» **Items**:
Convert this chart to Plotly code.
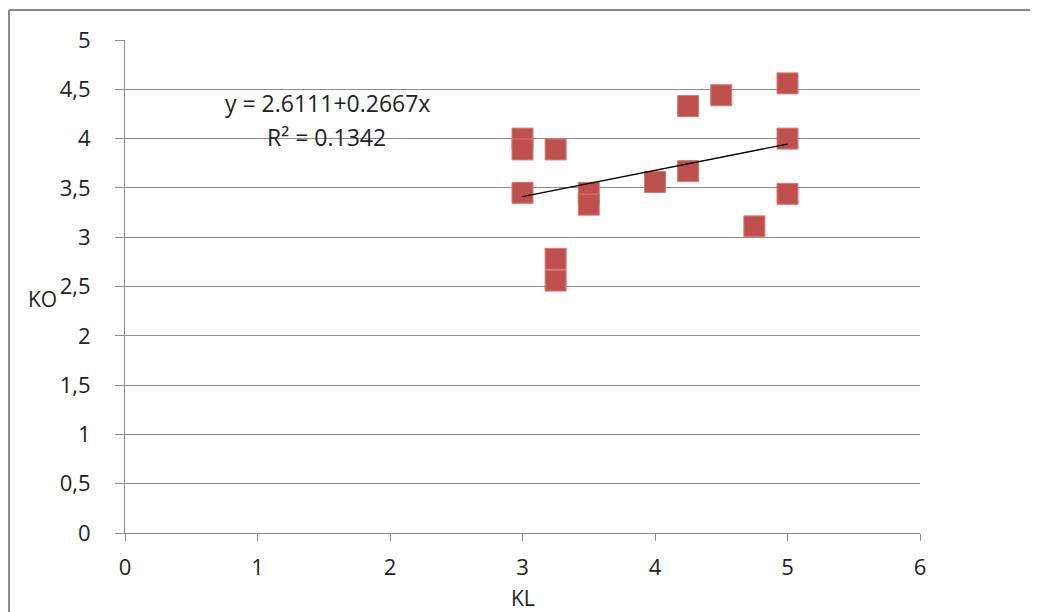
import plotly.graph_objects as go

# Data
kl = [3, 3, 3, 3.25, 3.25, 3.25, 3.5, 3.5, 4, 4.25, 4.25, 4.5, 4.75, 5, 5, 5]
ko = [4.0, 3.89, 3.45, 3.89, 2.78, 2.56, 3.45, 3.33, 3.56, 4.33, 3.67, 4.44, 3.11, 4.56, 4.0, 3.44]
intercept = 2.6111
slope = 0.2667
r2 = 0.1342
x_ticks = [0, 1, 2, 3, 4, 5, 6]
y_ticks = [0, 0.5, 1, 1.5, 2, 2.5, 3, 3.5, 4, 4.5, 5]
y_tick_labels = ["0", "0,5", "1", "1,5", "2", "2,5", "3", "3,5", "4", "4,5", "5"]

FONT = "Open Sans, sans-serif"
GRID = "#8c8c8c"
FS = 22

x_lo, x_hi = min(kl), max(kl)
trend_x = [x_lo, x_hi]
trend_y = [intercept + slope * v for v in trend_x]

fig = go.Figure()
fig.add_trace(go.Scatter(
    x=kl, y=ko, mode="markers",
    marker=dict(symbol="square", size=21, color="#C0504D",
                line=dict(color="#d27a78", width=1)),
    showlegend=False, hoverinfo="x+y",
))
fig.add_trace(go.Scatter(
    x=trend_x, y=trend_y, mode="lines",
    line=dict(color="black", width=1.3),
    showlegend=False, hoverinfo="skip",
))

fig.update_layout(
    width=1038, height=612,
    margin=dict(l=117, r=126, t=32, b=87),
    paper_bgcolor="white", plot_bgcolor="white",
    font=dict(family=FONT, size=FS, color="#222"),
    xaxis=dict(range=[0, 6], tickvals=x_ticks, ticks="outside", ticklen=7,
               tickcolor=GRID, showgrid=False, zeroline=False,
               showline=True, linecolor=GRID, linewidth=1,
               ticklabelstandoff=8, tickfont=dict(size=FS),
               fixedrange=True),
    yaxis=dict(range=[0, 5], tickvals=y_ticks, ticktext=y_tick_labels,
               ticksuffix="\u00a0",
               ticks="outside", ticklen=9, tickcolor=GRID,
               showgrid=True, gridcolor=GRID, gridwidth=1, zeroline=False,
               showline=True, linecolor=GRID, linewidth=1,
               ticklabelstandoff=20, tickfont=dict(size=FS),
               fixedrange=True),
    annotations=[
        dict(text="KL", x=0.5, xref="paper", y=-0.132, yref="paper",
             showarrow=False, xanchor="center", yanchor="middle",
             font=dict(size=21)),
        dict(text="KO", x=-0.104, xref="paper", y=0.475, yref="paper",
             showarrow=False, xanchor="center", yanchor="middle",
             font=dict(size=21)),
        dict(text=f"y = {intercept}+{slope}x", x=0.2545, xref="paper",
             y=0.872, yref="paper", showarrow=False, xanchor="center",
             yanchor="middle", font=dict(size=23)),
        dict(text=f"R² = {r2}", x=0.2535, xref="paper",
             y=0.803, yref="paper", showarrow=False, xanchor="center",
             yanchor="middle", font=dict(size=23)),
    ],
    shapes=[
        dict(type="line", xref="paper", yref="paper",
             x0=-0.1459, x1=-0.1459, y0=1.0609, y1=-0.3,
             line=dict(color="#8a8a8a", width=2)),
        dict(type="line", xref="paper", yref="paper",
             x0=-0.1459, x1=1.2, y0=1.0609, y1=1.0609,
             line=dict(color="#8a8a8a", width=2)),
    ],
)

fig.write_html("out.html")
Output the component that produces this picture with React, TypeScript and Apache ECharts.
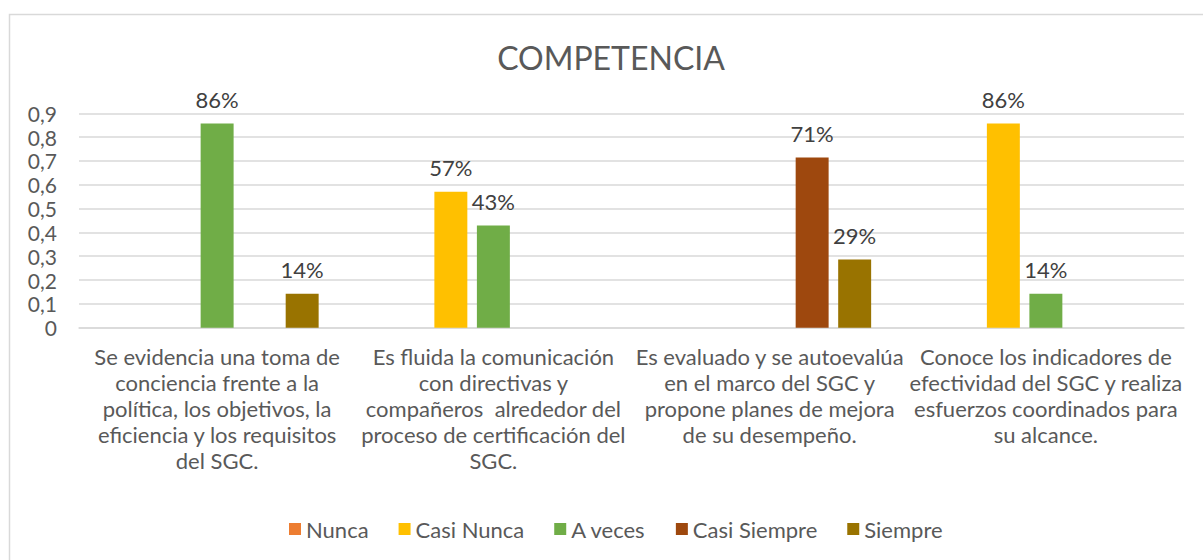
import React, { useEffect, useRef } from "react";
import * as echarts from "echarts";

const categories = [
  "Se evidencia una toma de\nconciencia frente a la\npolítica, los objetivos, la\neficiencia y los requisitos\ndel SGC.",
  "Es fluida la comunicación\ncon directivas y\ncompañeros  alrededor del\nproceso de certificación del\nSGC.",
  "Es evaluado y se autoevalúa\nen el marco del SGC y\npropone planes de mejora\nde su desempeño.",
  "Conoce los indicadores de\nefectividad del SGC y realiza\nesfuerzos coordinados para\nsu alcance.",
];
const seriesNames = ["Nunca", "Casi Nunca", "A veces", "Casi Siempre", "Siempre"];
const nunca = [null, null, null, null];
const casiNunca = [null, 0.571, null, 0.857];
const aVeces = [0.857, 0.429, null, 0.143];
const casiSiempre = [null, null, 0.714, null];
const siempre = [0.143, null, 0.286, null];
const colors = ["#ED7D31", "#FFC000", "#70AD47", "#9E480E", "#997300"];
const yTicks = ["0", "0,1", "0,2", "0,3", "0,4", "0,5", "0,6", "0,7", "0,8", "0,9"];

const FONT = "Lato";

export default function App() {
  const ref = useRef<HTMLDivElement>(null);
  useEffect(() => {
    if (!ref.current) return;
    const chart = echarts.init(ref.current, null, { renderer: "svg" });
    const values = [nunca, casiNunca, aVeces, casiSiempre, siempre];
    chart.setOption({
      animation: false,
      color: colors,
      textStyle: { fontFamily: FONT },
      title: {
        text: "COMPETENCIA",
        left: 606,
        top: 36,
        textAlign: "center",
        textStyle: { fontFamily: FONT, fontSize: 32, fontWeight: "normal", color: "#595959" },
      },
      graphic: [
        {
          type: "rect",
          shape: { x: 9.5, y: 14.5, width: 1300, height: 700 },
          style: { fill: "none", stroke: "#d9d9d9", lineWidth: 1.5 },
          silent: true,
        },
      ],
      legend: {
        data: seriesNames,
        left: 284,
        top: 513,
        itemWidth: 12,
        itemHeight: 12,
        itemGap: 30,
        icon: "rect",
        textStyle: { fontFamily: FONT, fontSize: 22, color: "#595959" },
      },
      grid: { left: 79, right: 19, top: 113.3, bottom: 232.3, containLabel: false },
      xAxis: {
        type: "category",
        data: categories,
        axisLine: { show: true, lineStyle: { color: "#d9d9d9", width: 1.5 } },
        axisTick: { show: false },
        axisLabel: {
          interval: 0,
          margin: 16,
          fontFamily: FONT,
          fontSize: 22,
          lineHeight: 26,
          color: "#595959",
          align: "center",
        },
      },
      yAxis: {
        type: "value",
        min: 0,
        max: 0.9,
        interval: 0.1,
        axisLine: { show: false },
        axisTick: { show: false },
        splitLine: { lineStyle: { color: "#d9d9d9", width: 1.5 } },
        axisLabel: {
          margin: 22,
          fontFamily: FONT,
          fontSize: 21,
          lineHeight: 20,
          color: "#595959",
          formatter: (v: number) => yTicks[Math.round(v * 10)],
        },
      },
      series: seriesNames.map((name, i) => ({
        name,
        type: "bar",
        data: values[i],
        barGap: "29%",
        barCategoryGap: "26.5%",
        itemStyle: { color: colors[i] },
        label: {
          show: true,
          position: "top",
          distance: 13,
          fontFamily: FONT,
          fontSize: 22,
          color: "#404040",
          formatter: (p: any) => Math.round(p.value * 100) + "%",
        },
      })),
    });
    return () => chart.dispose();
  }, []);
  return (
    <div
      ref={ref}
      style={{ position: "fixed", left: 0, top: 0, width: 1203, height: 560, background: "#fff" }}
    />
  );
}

» **Problem details**: Print the complete listing exactly as it stands, without its pictures.

» **Task output**:
Convert this chart to Plotly code.
import plotly.graph_objects as go

# Data
kl = [3, 3, 3, 3.25, 3.25, 3.25, 3.5, 3.5, 4, 4.25, 4.25, 4.5, 4.75, 5, 5, 5]
ko = [4.0, 3.89, 3.45, 3.89, 2.78, 2.56, 3.45, 3.33, 3.56, 4.33, 3.67, 4.44, 3.11, 4.56, 4.0, 3.44]
intercept = 2.6111
slope = 0.2667
r2 = 0.1342
x_ticks = [0, 1, 2, 3, 4, 5, 6]
y_ticks = [0, 0.5, 1, 1.5, 2, 2.5, 3, 3.5, 4, 4.5, 5]
y_tick_labels = ["0", "0,5", "1", "1,5", "2", "2,5", "3", "3,5", "4", "4,5", "5"]

FONT = "Open Sans, sans-serif"
GRID = "#8c8c8c"
FS = 22

x_lo, x_hi = min(kl), max(kl)
trend_x = [x_lo, x_hi]
trend_y = [intercept + slope * v for v in trend_x]

fig = go.Figure()
fig.add_trace(go.Scatter(
    x=kl, y=ko, mode="markers",
    marker=dict(symbol="square", size=21, color="#C0504D",
                line=dict(color="#d27a78", width=1)),
    showlegend=False, hoverinfo="x+y",
))
fig.add_trace(go.Scatter(
    x=trend_x, y=trend_y, mode="lines",
    line=dict(color="black", width=1.3),
    showlegend=False, hoverinfo="skip",
))

fig.update_layout(
    width=1038, height=612,
    margin=dict(l=117, r=126, t=32, b=87),
    paper_bgcolor="white", plot_bgcolor="white",
    font=dict(family=FONT, size=FS, color="#222"),
    xaxis=dict(range=[0, 6], tickvals=x_ticks, ticks="outside", ticklen=7,
               tickcolor=GRID, showgrid=False, zeroline=False,
               showline=True, linecolor=GRID, linewidth=1,
               ticklabelstandoff=8, tickfont=dict(size=FS),
               fixedrange=True),
    yaxis=dict(range=[0, 5], tickvals=y_ticks, ticktext=y_tick_labels,
               ticksuffix="\u00a0",
               ticks="outside", ticklen=9, tickcolor=GRID,
               showgrid=True, gridcolor=GRID, gridwidth=1, zeroline=False,
               showline=True, linecolor=GRID, linewidth=1,
               ticklabelstandoff=20, tickfont=dict(size=FS),
               fixedrange=True),
    annotations=[
        dict(text="KL", x=0.5, xref="paper", y=-0.132, yref="paper",
             showarrow=False, xanchor="center", yanchor="middle",
             font=dict(size=21)),
        dict(text="KO", x=-0.104, xref="paper", y=0.475, yref="paper",
             showarrow=False, xanchor="center", yanchor="middle",
             font=dict(size=21)),
        dict(text=f"y = {intercept}+{slope}x", x=0.2545, xref="paper",
             y=0.872, yref="paper", showarrow=False, xanchor="center",
             yanchor="middle", font=dict(size=23)),
        dict(text=f"R² = {r2}", x=0.2535, xref="paper",
             y=0.803, yref="paper", showarrow=False, xanchor="center",
             yanchor="middle", font=dict(size=23)),
    ],
    shapes=[
        dict(type="line", xref="paper", yref="paper",
             x0=-0.1459, x1=-0.1459, y0=1.0609, y1=-0.3,
             line=dict(color="#8a8a8a", width=2)),
        dict(type="line", xref="paper", yref="paper",
             x0=-0.1459, x1=1.2, y0=1.0609, y1=1.0609,
             line=dict(color="#8a8a8a", width=2)),
    ],
)

fig.write_html("out.html")
Output the component that produces this picture with React, TypeScript and Apache ECharts.
import React, { useEffect, useRef } from "react";
import * as echarts from "echarts";

const categories = [
  "Se evidencia una toma de\nconciencia frente a la\npolítica, los objetivos, la\neficiencia y los requisitos\ndel SGC.",
  "Es fluida la comunicación\ncon directivas y\ncompañeros  alrededor del\nproceso de certificación del\nSGC.",
  "Es evaluado y se autoevalúa\nen el marco del SGC y\npropone planes de mejora\nde su desempeño.",
  "Conoce los indicadores de\nefectividad del SGC y realiza\nesfuerzos coordinados para\nsu alcance.",
];
const seriesNames = ["Nunca", "Casi Nunca", "A veces", "Casi Siempre", "Siempre"];
const nunca = [null, null, null, null];
const casiNunca = [null, 0.571, null, 0.857];
const aVeces = [0.857, 0.429, null, 0.143];
const casiSiempre = [null, null, 0.714, null];
const siempre = [0.143, null, 0.286, null];
const colors = ["#ED7D31", "#FFC000", "#70AD47", "#9E480E", "#997300"];
const yTicks = ["0", "0,1", "0,2", "0,3", "0,4", "0,5", "0,6", "0,7", "0,8", "0,9"];

const FONT = "Lato";

export default function App() {
  const ref = useRef<HTMLDivElement>(null);
  useEffect(() => {
    if (!ref.current) return;
    const chart = echarts.init(ref.current, null, { renderer: "svg" });
    const values = [nunca, casiNunca, aVeces, casiSiempre, siempre];
    chart.setOption({
      animation: false,
      color: colors,
      textStyle: { fontFamily: FONT },
      title: {
        text: "COMPETENCIA",
        left: 606,
        top: 36,
        textAlign: "center",
        textStyle: { fontFamily: FONT, fontSize: 32, fontWeight: "normal", color: "#595959" },
      },
      graphic: [
        {
          type: "rect",
          shape: { x: 9.5, y: 14.5, width: 1300, height: 700 },
          style: { fill: "none", stroke: "#d9d9d9", lineWidth: 1.5 },
          silent: true,
        },
      ],
      legend: {
        data: seriesNames,
        left: 284,
        top: 513,
        itemWidth: 12,
        itemHeight: 12,
        itemGap: 30,
        icon: "rect",
        textStyle: { fontFamily: FONT, fontSize: 22, color: "#595959" },
      },
      grid: { left: 79, right: 19, top: 113.3, bottom: 232.3, containLabel: false },
      xAxis: {
        type: "category",
        data: categories,
        axisLine: { show: true, lineStyle: { color: "#d9d9d9", width: 1.5 } },
        axisTick: { show: false },
        axisLabel: {
          interval: 0,
          margin: 16,
          fontFamily: FONT,
          fontSize: 22,
          lineHeight: 26,
          color: "#595959",
          align: "center",
        },
      },
      yAxis: {
        type: "value",
        min: 0,
        max: 0.9,
        interval: 0.1,
        axisLine: { show: false },
        axisTick: { show: false },
        splitLine: { lineStyle: { color: "#d9d9d9", width: 1.5 } },
        axisLabel: {
          margin: 22,
          fontFamily: FONT,
          fontSize: 21,
          lineHeight: 20,
          color: "#595959",
          formatter: (v: number) => yTicks[Math.round(v * 10)],
        },
      },
      series: seriesNames.map((name, i) => ({
        name,
        type: "bar",
        data: values[i],
        barGap: "29%",
        barCategoryGap: "26.5%",
        itemStyle: { color: colors[i] },
        label: {
          show: true,
          position: "top",
          distance: 13,
          fontFamily: FONT,
          fontSize: 22,
          color: "#404040",
          formatter: (p: any) => Math.round(p.value * 100) + "%",
        },
      })),
    });
    return () => chart.dispose();
  }, []);
  return (
    <div
      ref={ref}
      style={{ position: "fixed", left: 0, top: 0, width: 1203, height: 560, background: "#fff" }}
    />
  );
}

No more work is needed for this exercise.